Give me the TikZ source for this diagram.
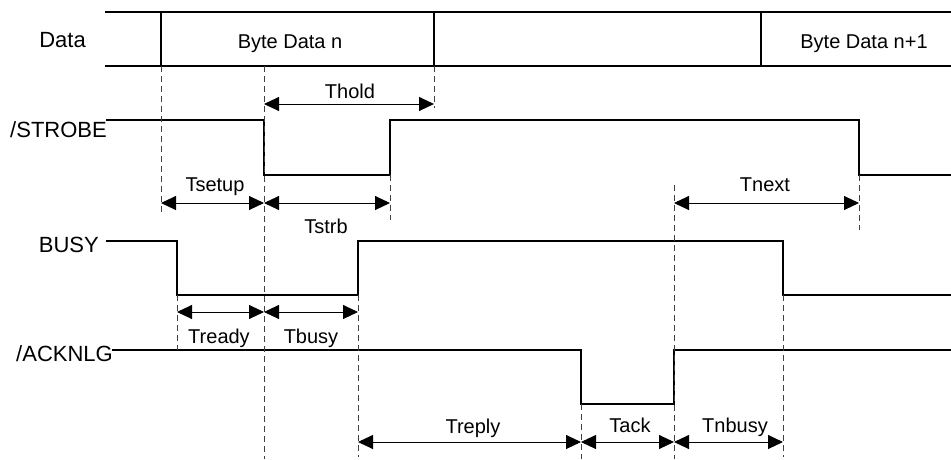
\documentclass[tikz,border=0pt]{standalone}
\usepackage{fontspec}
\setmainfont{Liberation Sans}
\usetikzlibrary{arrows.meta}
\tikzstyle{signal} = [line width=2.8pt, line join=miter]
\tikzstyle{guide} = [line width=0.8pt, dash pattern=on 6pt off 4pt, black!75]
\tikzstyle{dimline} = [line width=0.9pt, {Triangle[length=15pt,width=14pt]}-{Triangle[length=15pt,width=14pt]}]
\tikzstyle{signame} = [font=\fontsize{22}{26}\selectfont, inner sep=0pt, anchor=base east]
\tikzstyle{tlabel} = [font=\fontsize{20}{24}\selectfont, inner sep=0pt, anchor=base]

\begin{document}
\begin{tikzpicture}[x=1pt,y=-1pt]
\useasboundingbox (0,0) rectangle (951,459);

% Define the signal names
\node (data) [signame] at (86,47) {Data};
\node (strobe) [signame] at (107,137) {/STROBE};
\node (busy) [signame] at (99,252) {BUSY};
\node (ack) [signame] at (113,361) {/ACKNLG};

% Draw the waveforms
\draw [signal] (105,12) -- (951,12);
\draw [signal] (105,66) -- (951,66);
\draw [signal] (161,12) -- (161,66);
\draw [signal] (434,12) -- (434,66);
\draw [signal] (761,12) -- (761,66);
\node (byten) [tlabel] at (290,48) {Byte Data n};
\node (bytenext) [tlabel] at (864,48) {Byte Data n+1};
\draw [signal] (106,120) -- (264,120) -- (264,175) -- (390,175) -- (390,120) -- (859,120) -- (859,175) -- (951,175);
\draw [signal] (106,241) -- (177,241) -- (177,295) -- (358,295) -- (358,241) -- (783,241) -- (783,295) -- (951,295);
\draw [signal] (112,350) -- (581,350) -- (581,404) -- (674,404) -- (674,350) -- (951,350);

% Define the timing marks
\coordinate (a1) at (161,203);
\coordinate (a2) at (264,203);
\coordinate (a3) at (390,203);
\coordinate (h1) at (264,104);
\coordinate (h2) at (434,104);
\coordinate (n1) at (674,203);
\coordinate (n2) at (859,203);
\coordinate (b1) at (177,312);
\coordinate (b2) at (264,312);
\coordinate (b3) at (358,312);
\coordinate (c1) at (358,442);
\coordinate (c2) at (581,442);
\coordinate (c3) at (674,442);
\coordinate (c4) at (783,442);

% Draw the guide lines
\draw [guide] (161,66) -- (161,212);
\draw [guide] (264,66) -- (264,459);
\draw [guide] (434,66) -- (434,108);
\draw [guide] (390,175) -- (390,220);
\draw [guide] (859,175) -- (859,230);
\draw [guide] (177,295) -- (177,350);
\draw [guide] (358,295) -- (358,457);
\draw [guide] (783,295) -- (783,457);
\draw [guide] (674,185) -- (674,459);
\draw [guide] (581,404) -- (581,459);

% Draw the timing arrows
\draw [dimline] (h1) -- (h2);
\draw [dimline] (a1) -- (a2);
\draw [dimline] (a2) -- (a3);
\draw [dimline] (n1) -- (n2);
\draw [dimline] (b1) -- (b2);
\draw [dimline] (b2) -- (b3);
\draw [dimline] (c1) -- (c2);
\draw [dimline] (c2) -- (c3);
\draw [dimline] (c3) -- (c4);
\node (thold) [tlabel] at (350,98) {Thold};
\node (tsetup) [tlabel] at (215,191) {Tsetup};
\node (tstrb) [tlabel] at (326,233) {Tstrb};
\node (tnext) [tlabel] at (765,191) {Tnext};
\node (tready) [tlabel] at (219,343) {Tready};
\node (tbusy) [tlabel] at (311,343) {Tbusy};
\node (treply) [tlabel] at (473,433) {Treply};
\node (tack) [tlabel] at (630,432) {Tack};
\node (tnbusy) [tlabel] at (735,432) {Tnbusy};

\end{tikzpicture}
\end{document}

-*-*-

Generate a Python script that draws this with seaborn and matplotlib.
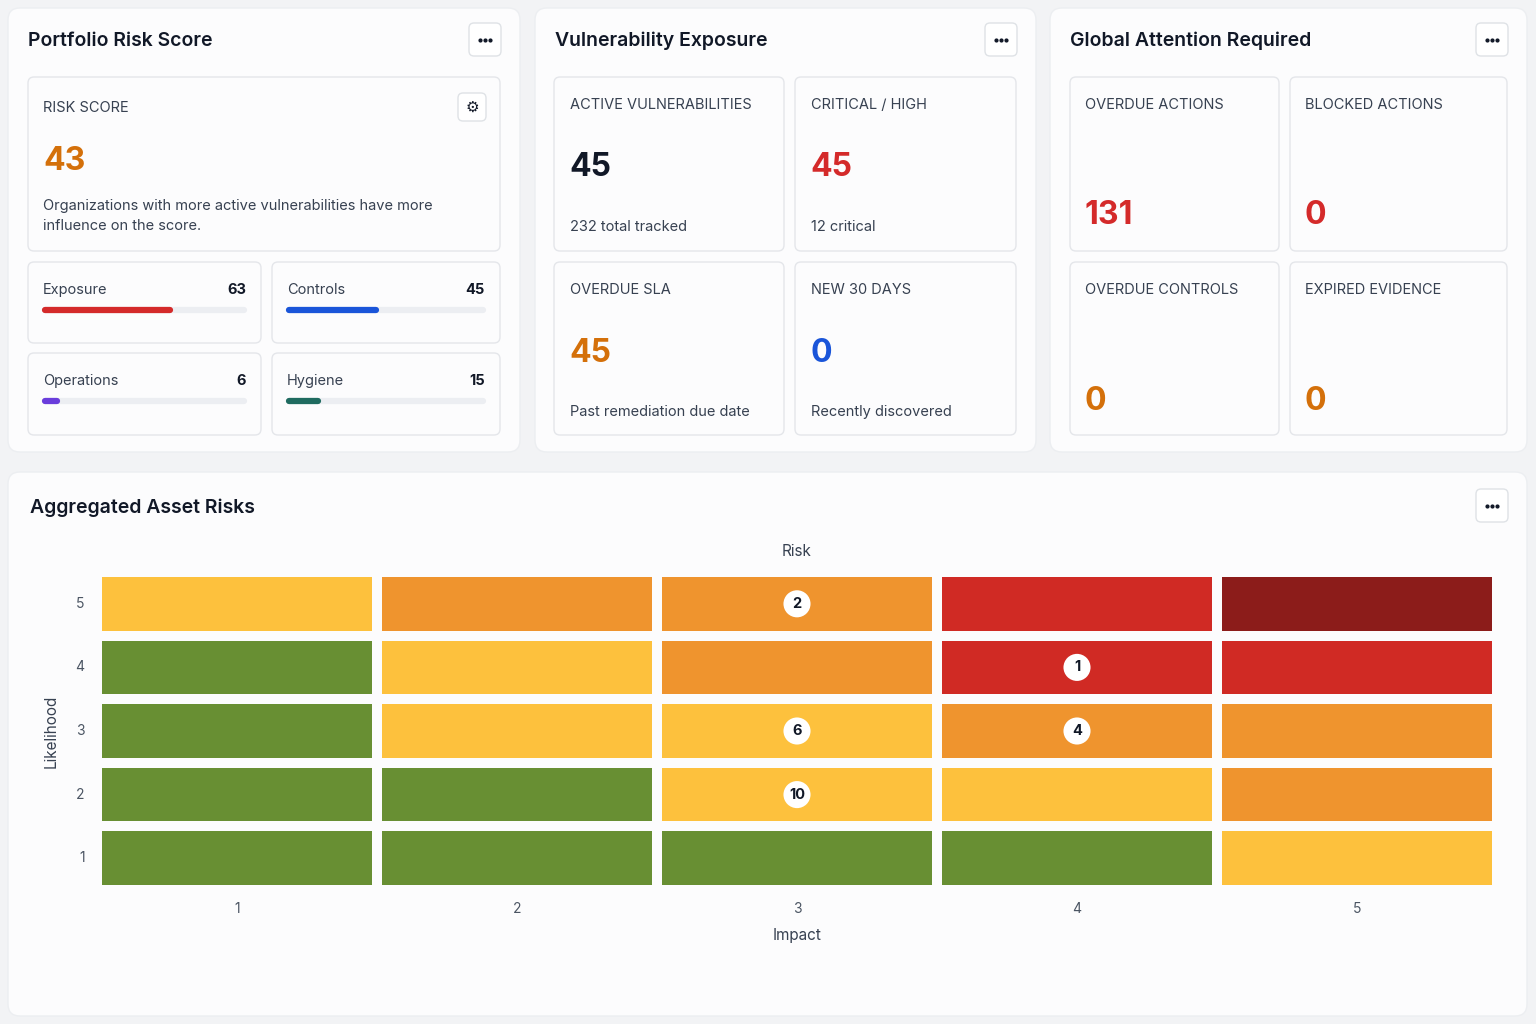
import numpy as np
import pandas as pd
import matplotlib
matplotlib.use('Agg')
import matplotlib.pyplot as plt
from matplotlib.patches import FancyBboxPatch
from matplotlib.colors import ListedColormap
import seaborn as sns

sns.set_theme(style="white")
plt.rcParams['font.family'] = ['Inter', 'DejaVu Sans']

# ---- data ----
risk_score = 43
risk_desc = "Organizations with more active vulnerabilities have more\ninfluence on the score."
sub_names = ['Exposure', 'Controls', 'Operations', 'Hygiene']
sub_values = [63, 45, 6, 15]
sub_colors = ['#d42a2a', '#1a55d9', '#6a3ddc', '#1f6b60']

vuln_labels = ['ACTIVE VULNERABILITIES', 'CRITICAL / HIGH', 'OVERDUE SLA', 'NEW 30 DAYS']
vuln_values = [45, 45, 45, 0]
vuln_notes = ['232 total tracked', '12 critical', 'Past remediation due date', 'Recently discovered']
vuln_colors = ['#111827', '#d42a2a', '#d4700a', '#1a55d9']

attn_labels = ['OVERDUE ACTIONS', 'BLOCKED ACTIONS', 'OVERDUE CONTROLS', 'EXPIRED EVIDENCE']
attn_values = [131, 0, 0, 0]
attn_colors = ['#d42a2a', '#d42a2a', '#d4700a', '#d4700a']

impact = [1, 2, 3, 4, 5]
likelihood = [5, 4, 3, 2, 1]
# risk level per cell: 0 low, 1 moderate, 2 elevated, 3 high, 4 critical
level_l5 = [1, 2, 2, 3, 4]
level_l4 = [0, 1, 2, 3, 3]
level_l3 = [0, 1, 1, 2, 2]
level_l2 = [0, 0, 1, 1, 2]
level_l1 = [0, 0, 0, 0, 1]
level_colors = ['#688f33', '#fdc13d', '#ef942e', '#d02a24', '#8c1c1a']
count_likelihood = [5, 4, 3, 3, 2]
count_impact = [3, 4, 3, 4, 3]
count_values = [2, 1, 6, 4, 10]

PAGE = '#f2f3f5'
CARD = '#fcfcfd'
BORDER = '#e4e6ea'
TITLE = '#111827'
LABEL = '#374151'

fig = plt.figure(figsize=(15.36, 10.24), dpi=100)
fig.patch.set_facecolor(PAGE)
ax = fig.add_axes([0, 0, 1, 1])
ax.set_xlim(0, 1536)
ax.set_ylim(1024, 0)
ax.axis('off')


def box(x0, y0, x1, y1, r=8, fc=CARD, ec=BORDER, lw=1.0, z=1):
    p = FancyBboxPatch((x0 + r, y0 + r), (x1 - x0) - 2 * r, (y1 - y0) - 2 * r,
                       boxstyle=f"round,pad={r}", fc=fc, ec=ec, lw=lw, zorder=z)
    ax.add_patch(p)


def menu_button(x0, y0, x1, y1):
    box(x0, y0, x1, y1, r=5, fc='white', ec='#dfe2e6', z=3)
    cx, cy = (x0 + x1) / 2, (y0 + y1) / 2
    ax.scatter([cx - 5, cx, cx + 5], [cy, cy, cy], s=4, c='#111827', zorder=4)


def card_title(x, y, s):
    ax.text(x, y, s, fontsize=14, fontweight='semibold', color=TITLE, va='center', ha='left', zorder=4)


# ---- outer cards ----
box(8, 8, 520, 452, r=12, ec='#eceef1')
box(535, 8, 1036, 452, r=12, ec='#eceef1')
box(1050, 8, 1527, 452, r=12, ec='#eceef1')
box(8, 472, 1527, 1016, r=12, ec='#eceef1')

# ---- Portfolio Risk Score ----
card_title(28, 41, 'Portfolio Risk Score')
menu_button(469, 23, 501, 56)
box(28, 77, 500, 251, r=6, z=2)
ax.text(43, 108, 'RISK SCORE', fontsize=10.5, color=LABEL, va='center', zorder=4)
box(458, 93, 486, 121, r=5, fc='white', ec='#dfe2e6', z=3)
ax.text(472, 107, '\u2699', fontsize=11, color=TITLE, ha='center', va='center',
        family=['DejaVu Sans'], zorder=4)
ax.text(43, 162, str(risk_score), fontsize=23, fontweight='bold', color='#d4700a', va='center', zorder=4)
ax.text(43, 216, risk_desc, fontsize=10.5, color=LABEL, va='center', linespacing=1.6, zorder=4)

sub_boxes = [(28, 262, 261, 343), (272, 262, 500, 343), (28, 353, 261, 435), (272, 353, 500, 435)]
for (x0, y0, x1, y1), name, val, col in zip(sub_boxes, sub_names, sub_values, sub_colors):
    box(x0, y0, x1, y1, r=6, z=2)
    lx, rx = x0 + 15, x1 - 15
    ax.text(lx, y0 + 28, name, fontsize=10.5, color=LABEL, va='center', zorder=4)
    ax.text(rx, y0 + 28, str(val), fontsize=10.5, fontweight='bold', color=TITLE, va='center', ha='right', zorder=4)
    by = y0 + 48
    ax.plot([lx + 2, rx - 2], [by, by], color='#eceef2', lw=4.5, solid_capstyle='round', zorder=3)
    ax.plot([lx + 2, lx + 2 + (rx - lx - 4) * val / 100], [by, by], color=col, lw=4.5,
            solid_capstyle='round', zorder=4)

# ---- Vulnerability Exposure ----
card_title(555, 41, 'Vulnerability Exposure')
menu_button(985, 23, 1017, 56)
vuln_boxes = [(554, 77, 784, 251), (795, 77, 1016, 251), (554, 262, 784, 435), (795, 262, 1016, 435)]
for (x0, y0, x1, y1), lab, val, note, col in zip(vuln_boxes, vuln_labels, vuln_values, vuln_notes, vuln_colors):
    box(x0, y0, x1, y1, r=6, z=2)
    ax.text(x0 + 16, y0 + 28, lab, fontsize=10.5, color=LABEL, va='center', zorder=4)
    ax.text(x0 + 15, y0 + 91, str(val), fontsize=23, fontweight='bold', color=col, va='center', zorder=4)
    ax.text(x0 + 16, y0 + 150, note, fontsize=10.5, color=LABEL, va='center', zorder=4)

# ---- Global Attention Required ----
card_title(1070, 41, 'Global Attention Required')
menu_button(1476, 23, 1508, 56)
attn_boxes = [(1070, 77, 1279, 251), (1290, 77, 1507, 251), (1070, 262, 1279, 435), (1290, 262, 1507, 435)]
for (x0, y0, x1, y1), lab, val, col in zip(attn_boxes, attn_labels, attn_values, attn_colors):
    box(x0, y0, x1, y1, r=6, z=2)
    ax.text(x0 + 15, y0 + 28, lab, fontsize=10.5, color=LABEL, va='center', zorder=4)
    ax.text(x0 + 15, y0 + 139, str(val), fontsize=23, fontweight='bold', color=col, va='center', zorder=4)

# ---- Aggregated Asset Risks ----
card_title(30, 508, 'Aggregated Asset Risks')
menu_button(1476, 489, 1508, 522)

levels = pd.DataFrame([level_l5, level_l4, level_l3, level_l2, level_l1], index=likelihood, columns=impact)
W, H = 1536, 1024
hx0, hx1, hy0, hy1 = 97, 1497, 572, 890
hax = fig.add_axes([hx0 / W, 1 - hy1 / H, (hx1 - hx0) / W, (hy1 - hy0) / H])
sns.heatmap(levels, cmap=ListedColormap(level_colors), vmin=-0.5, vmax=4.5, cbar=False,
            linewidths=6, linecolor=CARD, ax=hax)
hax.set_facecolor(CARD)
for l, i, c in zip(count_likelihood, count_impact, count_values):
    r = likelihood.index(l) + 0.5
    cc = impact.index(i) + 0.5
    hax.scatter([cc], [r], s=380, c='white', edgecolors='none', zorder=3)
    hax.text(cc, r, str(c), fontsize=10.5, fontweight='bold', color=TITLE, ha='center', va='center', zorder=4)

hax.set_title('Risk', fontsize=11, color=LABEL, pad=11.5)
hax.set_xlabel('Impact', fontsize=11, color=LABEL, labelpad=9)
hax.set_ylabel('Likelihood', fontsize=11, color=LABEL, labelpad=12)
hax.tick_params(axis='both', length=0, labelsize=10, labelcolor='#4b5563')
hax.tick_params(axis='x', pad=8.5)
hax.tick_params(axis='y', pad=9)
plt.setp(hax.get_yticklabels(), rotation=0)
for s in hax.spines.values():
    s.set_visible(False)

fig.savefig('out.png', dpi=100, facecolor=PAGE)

-*-*-

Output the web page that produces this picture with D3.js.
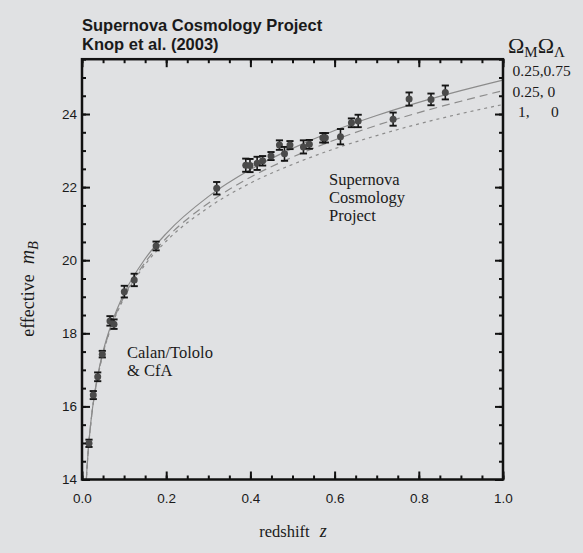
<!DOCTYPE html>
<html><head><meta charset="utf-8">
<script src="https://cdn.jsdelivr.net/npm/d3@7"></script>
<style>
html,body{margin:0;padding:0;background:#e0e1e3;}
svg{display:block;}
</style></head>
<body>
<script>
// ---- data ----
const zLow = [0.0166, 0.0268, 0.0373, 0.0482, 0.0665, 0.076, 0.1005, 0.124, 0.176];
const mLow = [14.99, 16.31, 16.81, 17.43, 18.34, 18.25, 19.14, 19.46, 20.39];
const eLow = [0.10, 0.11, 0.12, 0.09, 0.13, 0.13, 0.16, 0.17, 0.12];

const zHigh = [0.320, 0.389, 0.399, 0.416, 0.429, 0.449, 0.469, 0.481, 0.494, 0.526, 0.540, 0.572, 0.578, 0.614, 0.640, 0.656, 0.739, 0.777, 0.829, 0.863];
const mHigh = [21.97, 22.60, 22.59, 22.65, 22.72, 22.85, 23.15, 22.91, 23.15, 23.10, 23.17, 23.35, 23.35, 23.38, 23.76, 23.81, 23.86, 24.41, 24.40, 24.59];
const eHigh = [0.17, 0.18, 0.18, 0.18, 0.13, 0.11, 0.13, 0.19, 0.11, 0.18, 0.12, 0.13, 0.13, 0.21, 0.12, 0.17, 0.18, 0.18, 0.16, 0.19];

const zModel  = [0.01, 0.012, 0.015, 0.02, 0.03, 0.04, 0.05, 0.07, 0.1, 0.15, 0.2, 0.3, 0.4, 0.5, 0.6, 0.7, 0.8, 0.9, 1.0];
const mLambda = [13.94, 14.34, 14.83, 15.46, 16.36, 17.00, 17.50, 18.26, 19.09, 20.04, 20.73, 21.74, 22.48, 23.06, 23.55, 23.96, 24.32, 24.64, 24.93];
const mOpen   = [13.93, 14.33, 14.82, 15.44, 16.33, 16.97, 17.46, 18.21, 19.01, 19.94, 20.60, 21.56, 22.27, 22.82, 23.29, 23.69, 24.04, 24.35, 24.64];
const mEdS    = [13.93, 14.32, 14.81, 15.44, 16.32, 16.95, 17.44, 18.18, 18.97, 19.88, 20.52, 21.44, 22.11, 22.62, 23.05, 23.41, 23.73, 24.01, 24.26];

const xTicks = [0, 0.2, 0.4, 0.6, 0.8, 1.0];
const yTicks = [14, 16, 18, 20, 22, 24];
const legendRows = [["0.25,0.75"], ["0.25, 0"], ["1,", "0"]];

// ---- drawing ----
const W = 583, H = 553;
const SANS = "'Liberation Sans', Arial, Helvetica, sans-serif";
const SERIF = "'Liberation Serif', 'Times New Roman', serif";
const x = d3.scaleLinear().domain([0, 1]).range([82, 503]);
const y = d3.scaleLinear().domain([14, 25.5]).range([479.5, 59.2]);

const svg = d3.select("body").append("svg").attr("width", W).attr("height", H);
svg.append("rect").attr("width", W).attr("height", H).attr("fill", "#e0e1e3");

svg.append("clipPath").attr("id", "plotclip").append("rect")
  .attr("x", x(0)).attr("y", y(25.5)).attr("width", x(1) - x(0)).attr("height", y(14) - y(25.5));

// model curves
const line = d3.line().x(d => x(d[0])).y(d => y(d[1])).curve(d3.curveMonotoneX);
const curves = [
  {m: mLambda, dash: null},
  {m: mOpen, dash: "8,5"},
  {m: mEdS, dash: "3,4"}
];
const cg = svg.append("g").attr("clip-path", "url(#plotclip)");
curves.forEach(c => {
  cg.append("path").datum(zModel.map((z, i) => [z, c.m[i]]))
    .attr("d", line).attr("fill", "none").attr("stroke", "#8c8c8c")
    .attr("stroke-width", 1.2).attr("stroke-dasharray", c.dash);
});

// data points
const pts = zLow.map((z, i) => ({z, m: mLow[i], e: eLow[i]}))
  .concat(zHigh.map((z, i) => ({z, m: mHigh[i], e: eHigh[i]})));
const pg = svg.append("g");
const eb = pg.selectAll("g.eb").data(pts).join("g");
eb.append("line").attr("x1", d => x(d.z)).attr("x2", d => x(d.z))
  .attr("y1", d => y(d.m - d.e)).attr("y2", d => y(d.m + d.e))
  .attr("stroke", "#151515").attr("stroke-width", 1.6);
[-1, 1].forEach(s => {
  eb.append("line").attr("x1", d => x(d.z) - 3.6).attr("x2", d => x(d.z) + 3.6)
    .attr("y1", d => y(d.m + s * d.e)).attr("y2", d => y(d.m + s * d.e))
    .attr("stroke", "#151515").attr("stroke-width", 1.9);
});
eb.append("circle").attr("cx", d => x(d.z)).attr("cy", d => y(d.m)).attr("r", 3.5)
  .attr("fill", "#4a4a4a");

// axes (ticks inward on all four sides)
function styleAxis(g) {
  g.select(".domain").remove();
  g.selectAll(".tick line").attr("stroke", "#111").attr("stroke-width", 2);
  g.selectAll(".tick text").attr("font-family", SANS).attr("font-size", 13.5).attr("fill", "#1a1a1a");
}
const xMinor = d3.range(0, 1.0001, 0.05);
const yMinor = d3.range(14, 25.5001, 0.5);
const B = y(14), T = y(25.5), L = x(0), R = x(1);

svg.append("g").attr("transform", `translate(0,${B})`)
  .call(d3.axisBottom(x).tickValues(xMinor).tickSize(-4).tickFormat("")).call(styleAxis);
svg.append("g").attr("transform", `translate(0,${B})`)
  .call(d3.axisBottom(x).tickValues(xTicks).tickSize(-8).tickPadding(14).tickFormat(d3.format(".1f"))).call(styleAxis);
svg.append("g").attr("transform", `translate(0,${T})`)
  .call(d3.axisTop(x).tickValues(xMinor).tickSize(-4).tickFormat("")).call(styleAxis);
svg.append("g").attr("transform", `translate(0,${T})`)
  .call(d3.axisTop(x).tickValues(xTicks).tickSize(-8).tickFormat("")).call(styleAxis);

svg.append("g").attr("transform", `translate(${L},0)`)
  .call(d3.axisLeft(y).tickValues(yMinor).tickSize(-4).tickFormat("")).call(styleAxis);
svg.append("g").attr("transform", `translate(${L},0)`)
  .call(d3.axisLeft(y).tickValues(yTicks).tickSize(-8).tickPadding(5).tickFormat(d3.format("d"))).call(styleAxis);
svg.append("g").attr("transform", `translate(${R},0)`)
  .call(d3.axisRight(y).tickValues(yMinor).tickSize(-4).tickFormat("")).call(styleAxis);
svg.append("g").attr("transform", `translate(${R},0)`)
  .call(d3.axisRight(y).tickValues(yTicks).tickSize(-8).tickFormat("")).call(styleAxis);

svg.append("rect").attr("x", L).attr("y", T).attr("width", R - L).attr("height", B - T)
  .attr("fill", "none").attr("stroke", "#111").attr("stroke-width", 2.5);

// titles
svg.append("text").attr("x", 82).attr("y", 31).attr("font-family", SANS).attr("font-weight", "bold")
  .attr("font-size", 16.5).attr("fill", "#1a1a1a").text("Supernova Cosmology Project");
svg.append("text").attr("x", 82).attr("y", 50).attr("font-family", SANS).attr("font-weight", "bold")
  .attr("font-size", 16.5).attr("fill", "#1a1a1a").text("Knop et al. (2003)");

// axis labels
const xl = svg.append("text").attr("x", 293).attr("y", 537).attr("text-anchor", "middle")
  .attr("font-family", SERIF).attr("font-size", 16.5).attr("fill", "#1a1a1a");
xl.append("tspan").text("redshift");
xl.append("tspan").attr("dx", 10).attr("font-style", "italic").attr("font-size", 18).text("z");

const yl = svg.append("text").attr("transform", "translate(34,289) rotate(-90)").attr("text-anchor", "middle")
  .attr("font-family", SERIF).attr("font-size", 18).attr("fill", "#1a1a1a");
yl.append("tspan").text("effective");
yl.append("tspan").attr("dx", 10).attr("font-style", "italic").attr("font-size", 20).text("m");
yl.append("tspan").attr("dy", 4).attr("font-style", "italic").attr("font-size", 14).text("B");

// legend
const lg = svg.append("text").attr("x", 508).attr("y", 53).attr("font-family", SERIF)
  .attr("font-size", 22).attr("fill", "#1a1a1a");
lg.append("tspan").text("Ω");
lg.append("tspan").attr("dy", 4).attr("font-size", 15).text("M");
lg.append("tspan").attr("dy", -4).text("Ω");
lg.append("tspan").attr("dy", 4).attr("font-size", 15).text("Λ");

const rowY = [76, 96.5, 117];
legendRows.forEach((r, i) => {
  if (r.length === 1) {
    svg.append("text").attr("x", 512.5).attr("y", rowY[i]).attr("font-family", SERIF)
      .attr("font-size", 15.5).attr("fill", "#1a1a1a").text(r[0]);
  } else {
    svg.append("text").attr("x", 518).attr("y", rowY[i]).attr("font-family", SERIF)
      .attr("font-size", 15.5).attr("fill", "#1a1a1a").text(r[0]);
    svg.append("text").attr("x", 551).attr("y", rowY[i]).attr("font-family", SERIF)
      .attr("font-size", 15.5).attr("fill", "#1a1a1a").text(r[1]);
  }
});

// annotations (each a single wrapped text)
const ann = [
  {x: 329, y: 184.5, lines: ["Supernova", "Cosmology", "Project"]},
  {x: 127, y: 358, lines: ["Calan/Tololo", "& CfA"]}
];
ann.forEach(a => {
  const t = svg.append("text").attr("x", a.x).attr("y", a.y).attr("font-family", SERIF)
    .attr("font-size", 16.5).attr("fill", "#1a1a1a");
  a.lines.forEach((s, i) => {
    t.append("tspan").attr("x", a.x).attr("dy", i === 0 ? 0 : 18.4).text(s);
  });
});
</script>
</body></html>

-*-*-

*What is required:* Return exactly the lines from the one with "Output the web" to the one with "0.18, 0.16, 0.19];", both ends kept, and only those. Images are left out.

*Complete output:*
Output the web page that produces this picture with D3.js.
<!DOCTYPE html>
<html><head><meta charset="utf-8">
<script src="https://cdn.jsdelivr.net/npm/d3@7"></script>
<style>
html,body{margin:0;padding:0;background:#e0e1e3;}
svg{display:block;}
</style></head>
<body>
<script>
// ---- data ----
const zLow = [0.0166, 0.0268, 0.0373, 0.0482, 0.0665, 0.076, 0.1005, 0.124, 0.176];
const mLow = [14.99, 16.31, 16.81, 17.43, 18.34, 18.25, 19.14, 19.46, 20.39];
const eLow = [0.10, 0.11, 0.12, 0.09, 0.13, 0.13, 0.16, 0.17, 0.12];

const zHigh = [0.320, 0.389, 0.399, 0.416, 0.429, 0.449, 0.469, 0.481, 0.494, 0.526, 0.540, 0.572, 0.578, 0.614, 0.640, 0.656, 0.739, 0.777, 0.829, 0.863];
const mHigh = [21.97, 22.60, 22.59, 22.65, 22.72, 22.85, 23.15, 22.91, 23.15, 23.10, 23.17, 23.35, 23.35, 23.38, 23.76, 23.81, 23.86, 24.41, 24.40, 24.59];
const eHigh = [0.17, 0.18, 0.18, 0.18, 0.13, 0.11, 0.13, 0.19, 0.11, 0.18, 0.12, 0.13, 0.13, 0.21, 0.12, 0.17, 0.18, 0.18, 0.16, 0.19];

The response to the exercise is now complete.